Em 2013, a cidade de Nola recebeu um reconhecimento histórico: a Festa dos Gigli entrou oficialmente para o Patrimônio Cultural Imaterial da UNESCO. Para os nolanos, os Gigli não são apenas uma celebração religiosa, mas o próprio símbolo de sua identidade, de suas raízes e de sua história coletiva.
O que são os Gigli de Nola?
Os Gigli são gigantescos obeliscos de madeira, com cerca de 25 metros de altura e peso superior a 2.500 quilos. Eles nasceram como evolução de antigos rituais pagãos ligados ao “majo”, uma grande árvore símbolo de fertilidade, que com a chegada do cristianismo foi transformado em sinal de fé e devoção a São Paulino, padroeiro de Nola.
Cada Giglio é sustentado por uma estrutura interna chamada borda, introduzida em 1887, que garante estabilidade e elasticidade durante a dança. Os obeliscos são erguidos nos ombros pelos cullatori (assim chamados pelo movimento oscilante, semelhante ao ato de embalar) e transportados por uma paranza de cerca de 128 homens.
A arte do papel machê
Os Gigli são revestidos com esplêndidas decorações em papel machê, feitas por artesãos locais. Essa tradição chegou a Nola graças à influência de mestres do papel machê de Lecce e decoradores napolitanos. As figuras e ornamentos representam temas religiosos, históricos e até contemporâneos. A técnica é complexa: o papel, misturado com gesso e cola, é moldado em formas, seco e depois pintado com tintas à base de água. O resultado é um revestimento leve, flexível e artisticamente detalhado.
As origens históricas
Segundo a tradição, a festa nasceu da lenda de São Paulino. Durante as invasões bárbaras, o bispo de Nola ofereceu a si mesmo como escravo para salvar o filho de uma viúva. Após ser libertado, conseguiu também a liberdade dos prisioneiros nolanos. Quando voltou, o povo o recebeu com um cortejo de artes e ofícios, levando como presente uma flor: o lírio (giglio). Desse gesto de fé e gratidão nasceu a celebração que até hoje emociona as ruas de Nola.
A festa acontece todos os anos em 22 de junho (ou no domingo seguinte). Os protagonistas são os oito Gigli e a Barca, que recorda o retorno de São Paulino por mar. Cada obelisco representa uma antiga corporação: Hortelão, Charcuteiro, Taberneiro, Padeiro, Barca, Açougueiro, Sapateiro, Ferreiro e Alfaiate.
A Festa dos Gigli
O ponto alto é o Domingo dos Gigli, também chamado ’o juorno cchiù bello (“o dia mais bonito”). Desde as primeiras horas da manhã, os cullatori preparam as estruturas, celebra-se a missa e, após a bênção do Bispo, começa a espetacular Ballata dei Gigli, uma procissão dançante que percorre todo o centro histórico. Os obeliscos se movem ao ritmo de músicas populares, canções napolitanas e arranjos modernos. A festa segue até tarde da noite, muitas vezes até o amanhecer do dia seguinte.

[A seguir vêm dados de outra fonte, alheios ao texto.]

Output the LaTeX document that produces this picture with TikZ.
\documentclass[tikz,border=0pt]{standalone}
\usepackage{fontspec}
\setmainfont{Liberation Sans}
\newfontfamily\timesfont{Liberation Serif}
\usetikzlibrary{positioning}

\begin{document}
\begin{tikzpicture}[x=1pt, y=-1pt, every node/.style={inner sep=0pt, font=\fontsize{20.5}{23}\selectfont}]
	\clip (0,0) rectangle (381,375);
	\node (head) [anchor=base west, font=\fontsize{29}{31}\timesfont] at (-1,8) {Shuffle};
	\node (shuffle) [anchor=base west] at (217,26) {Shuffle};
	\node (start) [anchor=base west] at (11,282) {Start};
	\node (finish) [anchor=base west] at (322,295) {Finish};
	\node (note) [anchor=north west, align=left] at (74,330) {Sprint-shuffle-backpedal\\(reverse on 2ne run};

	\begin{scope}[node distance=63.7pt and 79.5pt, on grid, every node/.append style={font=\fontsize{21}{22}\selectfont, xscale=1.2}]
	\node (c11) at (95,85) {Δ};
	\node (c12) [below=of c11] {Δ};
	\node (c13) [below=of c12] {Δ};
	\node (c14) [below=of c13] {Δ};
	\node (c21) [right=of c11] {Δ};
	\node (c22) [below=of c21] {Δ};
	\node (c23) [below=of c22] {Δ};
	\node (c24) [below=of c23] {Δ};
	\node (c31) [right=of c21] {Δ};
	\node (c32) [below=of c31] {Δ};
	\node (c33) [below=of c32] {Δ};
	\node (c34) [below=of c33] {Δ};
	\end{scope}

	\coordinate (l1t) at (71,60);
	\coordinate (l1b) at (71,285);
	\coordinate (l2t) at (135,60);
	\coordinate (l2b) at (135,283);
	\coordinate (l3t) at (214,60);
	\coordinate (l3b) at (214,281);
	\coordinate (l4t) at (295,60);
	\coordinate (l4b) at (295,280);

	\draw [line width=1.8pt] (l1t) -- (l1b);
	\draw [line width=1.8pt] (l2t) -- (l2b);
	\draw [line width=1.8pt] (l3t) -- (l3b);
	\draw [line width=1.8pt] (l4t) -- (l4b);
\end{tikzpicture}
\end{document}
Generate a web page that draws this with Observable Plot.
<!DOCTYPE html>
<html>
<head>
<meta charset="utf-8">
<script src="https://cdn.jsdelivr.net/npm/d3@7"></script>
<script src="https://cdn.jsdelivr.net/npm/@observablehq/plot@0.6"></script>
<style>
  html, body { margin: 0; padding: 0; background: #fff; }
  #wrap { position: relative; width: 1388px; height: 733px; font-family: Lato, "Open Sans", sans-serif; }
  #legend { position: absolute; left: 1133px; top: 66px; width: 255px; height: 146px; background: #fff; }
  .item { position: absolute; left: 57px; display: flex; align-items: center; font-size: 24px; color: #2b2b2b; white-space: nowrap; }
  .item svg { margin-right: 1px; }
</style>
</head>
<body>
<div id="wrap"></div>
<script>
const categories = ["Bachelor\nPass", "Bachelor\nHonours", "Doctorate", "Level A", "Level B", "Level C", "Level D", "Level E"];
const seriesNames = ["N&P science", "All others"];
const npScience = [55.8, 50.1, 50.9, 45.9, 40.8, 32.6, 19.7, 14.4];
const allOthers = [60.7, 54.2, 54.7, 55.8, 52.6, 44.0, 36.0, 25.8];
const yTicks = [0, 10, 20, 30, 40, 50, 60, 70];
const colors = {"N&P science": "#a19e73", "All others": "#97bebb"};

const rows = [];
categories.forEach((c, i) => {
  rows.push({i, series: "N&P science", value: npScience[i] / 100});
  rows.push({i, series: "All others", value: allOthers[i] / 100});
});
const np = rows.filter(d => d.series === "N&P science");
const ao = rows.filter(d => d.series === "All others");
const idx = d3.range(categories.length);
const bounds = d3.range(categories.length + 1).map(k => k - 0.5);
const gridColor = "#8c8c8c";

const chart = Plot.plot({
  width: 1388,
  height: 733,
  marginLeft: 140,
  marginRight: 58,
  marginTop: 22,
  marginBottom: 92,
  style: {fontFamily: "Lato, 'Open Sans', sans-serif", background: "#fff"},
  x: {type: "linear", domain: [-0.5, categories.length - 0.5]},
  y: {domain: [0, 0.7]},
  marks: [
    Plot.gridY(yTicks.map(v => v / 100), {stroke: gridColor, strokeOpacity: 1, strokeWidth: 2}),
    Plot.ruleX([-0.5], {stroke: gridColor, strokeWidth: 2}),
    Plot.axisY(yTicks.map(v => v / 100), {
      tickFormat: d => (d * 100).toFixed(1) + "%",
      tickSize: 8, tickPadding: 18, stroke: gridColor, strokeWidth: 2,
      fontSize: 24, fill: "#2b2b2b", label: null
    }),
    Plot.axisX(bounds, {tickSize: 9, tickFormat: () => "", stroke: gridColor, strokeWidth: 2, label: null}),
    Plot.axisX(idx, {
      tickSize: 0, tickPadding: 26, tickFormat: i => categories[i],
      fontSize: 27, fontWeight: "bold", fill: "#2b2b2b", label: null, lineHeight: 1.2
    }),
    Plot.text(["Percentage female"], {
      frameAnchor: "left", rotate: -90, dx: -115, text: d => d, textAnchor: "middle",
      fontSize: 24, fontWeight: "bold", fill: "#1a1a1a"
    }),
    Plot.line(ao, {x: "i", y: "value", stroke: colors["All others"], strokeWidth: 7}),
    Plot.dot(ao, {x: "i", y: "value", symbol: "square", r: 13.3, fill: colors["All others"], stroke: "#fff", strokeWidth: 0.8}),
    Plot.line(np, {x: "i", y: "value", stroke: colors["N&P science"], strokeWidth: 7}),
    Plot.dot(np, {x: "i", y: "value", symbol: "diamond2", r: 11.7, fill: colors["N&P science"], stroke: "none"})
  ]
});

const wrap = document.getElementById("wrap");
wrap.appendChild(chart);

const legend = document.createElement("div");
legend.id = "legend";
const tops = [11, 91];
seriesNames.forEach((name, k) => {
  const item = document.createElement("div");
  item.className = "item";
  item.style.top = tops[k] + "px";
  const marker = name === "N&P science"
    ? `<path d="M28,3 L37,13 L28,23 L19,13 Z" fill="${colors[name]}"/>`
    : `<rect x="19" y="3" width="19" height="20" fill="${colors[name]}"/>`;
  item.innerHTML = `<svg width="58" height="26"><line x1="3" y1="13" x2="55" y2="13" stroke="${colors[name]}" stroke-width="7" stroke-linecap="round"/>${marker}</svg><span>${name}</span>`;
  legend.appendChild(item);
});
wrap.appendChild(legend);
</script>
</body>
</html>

Turismo e comunidade brasileira
Hoje, a Festa dos Gigli não é apenas um evento religioso e cultural, mas também um grande atrativo turístico. Milhares de visitantes italianos e estrangeiros viajam a Nola todos os anos para assistir ao espetáculo dos obeliscos dançantes, transformando a cidade em um palco a céu aberto.
A festa tem uma ligação especial com a comunidade brasileira, numerosa tanto na Itália quanto em Nola. Muitos brasileiros de origem campana retornam anualmente para participar, fortalecendo a ponte cultural entre os dois países. Alguns comitês até introduziram o “Giglio das crianças”, tradição levada pelos emigrantes a Nova York e depois difundida também no Brasil, envolvendo as novas gerações de descendentes nolanos e ítalo-brasileiros.
O chamado “junho nolano”, com eventos, concertos e espetáculos, tornou-se também uma oportunidade de encontro internacional, onde a fé se mistura com a música, o folclore e o turismo.
Um patrimônio que se renova a cada ano
Organizar um Giglio pode custar mais de 100 mil euros, valor sustentado por doações, jantares comunitários e patrocínios. É um esforço que torna cada nolano participante ativo da festa, no espírito do ditado popular: “’a festa tann’ nasc’ quann’ more”, ou seja, “a festa nasce justamente quando termina”, porque logo após o fim de uma edição já começa a preparação da seguinte.